Шрифт:
Интервал:
Закладка:
Вчера поступили совершенно замечательные заказы. Просто невероятно, как в этом смысле соцсети помогают подзадорить наших читателей. Если ты молчишь, то они тоже, как правило, молчат; если ты выкладываешь фото с чьим-нибудь заказом в подарочной упаковке, то заказы начинают сыпаться градом. Соцсети в наши дни выступают аналогом прежних редакционных советов, на которых каждое утро обсуждались задачи на день. И теперь ежеутренний пост просто необходим, чтобы уведомить подписчиков: если ты желаешь хорошую книгу, если хочешь сделать кому-нибудь или самому себе подарок, то вот я здесь, и вдобавок с сегодняшнего дня над головой у меня кружат ласточки, и пойди-ка найди другой книжный магазин, у которого окажется столь же квалифицированный тестимониал.
А еще я покрасила шезлонги; трава подрастает, персиковое дерево расцветает, а вчера было двадцать шесть градусов, и я надела синее муслиновое платье с неизбежными биркенштоками (но хотя бы цвета фуксии). Я поговорила по видеосвязи с мэром Флоренции и с моим другом Томмазо, который сейчас советник по культуре. Повестка дня: сокращение финансирования Кабинета Вьессе. Мамочки мои, какими они выглядели бледными, напряженными. Я волнуюсь за них, ведь они молоды и себя не берегут. Я сама была точно такой же, но больше этого не хочу. Сейчас я стала настоящим ребенком, почти как Пиноккио (я так и не поняла, нравился мне больше Пиноккио «до» или «после», деревянной куклой или ребенком).

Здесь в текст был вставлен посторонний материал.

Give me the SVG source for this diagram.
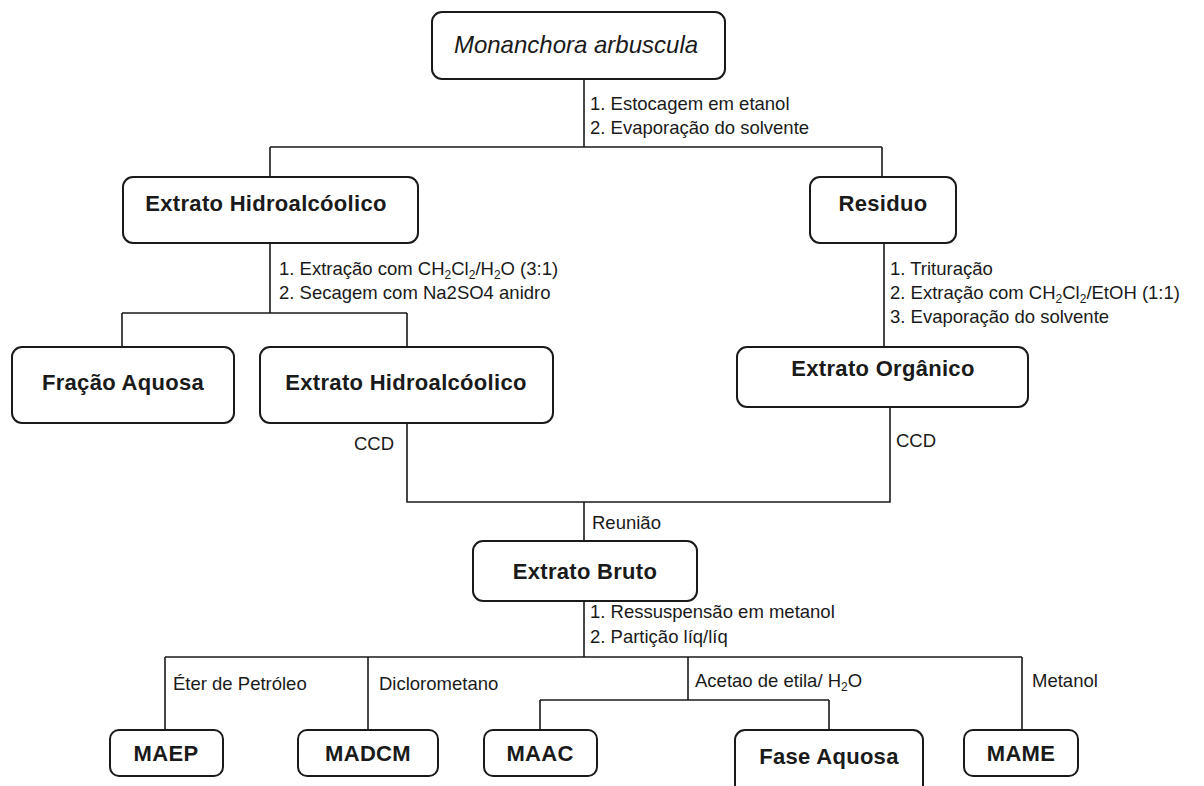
<svg xmlns="http://www.w3.org/2000/svg" width="1204" height="786" viewBox="0 0 1204 786">
<style>
.box{fill:#ffffff;stroke:#1a1a1a;stroke-width:2}
.ln{fill:none;stroke:#1a1a1a;stroke-width:1.6}
.nt{font-family:"Liberation Sans",Arial,sans-serif;font-size:22px;font-weight:bold;fill:#1a1a1a;text-anchor:middle;letter-spacing:0.3px}
.it{font-family:"Liberation Sans",Arial,sans-serif;font-size:24px;font-style:italic;fill:#1a1a1a;text-anchor:middle}
.lb{font-family:"Liberation Sans",Arial,sans-serif;font-size:18.5px;fill:#1a1a1a}
.sub{font-size:12px}
</style>
<rect width="1204" height="786" fill="#ffffff"/>
<g id="connectors">
<path class="ln" d="M584 79V147M270 147H882M270 147V177M882 147V177"/>
<path class="ln" d="M270 243V313M122 313H407M122 313V347M407 313V347"/>
<path class="ln" d="M884 243V347"/>
<path class="ln" d="M407 423V502H890V407"/>
<path class="ln" d="M584 502V541M584 601V657"/>
<path class="ln" d="M165 657H1022M165 657V730M368 657V730M688 657V700M1022 657V730"/>
<path class="ln" d="M540 700H829M540 700V730M829 700V730"/>
</g>
<g id="labels">
<text class="lb" x="590" y="110">1. Estocagem em etanol</text>
<text class="lb" x="590" y="134">2. Evaporação do solvente</text>
<text class="lb" x="279" y="275">1. Extração com CH<tspan class="sub" dy="4">2</tspan><tspan dy="-4">Cl</tspan><tspan class="sub" dy="4">2</tspan><tspan dy="-4">/H</tspan><tspan class="sub" dy="4">2</tspan><tspan dy="-4">O (3:1)</tspan></text>
<text class="lb" x="279" y="299">2. Secagem com Na2SO4 anidro</text>
<text class="lb" x="890" y="275">1. Trituração</text>
<text class="lb" x="890" y="299">2. Extração com CH<tspan class="sub" dy="4">2</tspan><tspan dy="-4">Cl</tspan><tspan class="sub" dy="4">2</tspan><tspan dy="-4">/EtOH (1:1)</tspan></text>
<text class="lb" x="890" y="323">3. Evaporação do solvente</text>
<text class="lb" x="354" y="450">CCD</text>
<text class="lb" x="896" y="447">CCD</text>
<text class="lb" x="592" y="529">Reunião</text>
<text class="lb" x="590" y="618">1. Ressuspensão em metanol</text>
<text class="lb" x="590" y="643">2. Partição líq/líq</text>
<text class="lb" x="173" y="690">Éter de Petróleo</text>
<text class="lb" x="379" y="690">Diclorometano</text>
<text class="lb" x="695" y="687">Acetao de etila/ H<tspan class="sub" dy="4">2</tspan><tspan dy="-4">O</tspan></text>
<text class="lb" x="1032" y="687">Metanol</text>
</g>
<g id="n-monanchora"><rect class="box" x="432" y="12" width="293" height="67" rx="10"/><text class="it" x="576" y="53">Monanchora arbuscula</text></g>
<g id="n-extrato-hidro1"><rect class="box" x="123" y="177" width="295" height="66" rx="10"/><text class="nt" x="266" y="211">Extrato Hidroalcóolico</text></g>
<g id="n-residuo"><rect class="box" x="810" y="177" width="146" height="66" rx="10"/><text class="nt" x="883" y="211">Residuo</text></g>
<g id="n-fracao-aquosa"><rect class="box" x="12" y="347" width="222" height="76" rx="10"/><text class="nt" x="123" y="390">Fração Aquosa</text></g>
<g id="n-extrato-hidro2"><rect class="box" x="260" y="347" width="293" height="76" rx="10"/><text class="nt" x="406" y="390">Extrato Hidroalcóolico</text></g>
<g id="n-extrato-organico"><rect class="box" x="737" y="347" width="291" height="60" rx="10"/><text class="nt" x="883" y="376">Extrato Orgânico</text></g>
<g id="n-extrato-bruto"><rect class="box" x="473" y="541" width="224" height="60" rx="10"/><text class="nt" x="585" y="579">Extrato Bruto</text></g>
<g id="n-maep"><rect class="box" x="110" y="730" width="113" height="46" rx="9"/><text class="nt" x="166" y="761">MAEP</text></g>
<g id="n-madcm"><rect class="box" x="298" y="730" width="140" height="46" rx="9"/><text class="nt" x="368" y="761">MADCM</text></g>
<g id="n-maac"><rect class="box" x="484" y="730" width="113" height="46" rx="9"/><text class="nt" x="540" y="761">MAAC</text></g>
<g id="n-fase-aquosa"><rect class="box" x="735" y="730" width="188" height="70" rx="10"/><text class="nt" x="829" y="764">Fase Aquosa</text></g>
<g id="n-mame"><rect class="box" x="964" y="730" width="114" height="46" rx="9"/><text class="nt" x="1021" y="761">MAME</text></g>
</svg>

Эдвард Кэри – писатель, за творчеством которого я так внимательно следила, что наконец с ним подружилась. Это просто грандиозный автор и иллюстратор с мощной диккенсовской поступью и приемами постготического нуара, полного глубокой нежности. Два года назад я предложила ему переписать «Пиноккио», а ведь он часто цитировал эту сказку. С присущим ему энтузиазмом он проник в брюхо к акуле, чтобы посмотреть, как там Джеппетто проводит время внутри, в темноте, один-одинешенек. «Пиноккио» в его руках стал учебником по выживанию, сказкой о власти над нами наших воспоминаний, нашего прошлого, которое позволяет нам оставаться живыми. Мы сделали книгу и выставку в Национальном фонде Карло Коллоди, оформленную Валерией в мрачных готических тонах.
Перевод Серджо Клаудио Перрони был, как всегда, безупречен. Эдвард – большой изобретатель новых слов: он месит их, будто тесто, и формирует новые из крошек старых; а Серджо – его итальянский голос. Возьмем, например, его трилогию Айрмонгеров (ее следовало бы прочитать всем): «Заклятие дома с химерами», «Фолшем», «Лангдон». «Лангдон» (Lungdon) – слово, в котором слышатся отзвуки сразу нескольких вещей. Это Лондон, но Лондон больной, с больными легкими, почерневшими от загрязнения окружающей среды. Так вот, Серджо, в блистательном озарении, преображает «Лангдон» в «Мглондон»[68].
«Лондра – это итальянское название Лондона, – говорит Эдвард Кэри, – и он озаглавил книгу “Ломбра”: названием, которое вместе с тем, что несомненно указывает на город, одновременно является и итальянским словом, означающим тень. Это подлинный Перрони – уверенный в себе, в совершенстве постигший темноту. Он изменил слово, тем самым только ярче осветив его и установив точную связь между моим английским и его итальянским».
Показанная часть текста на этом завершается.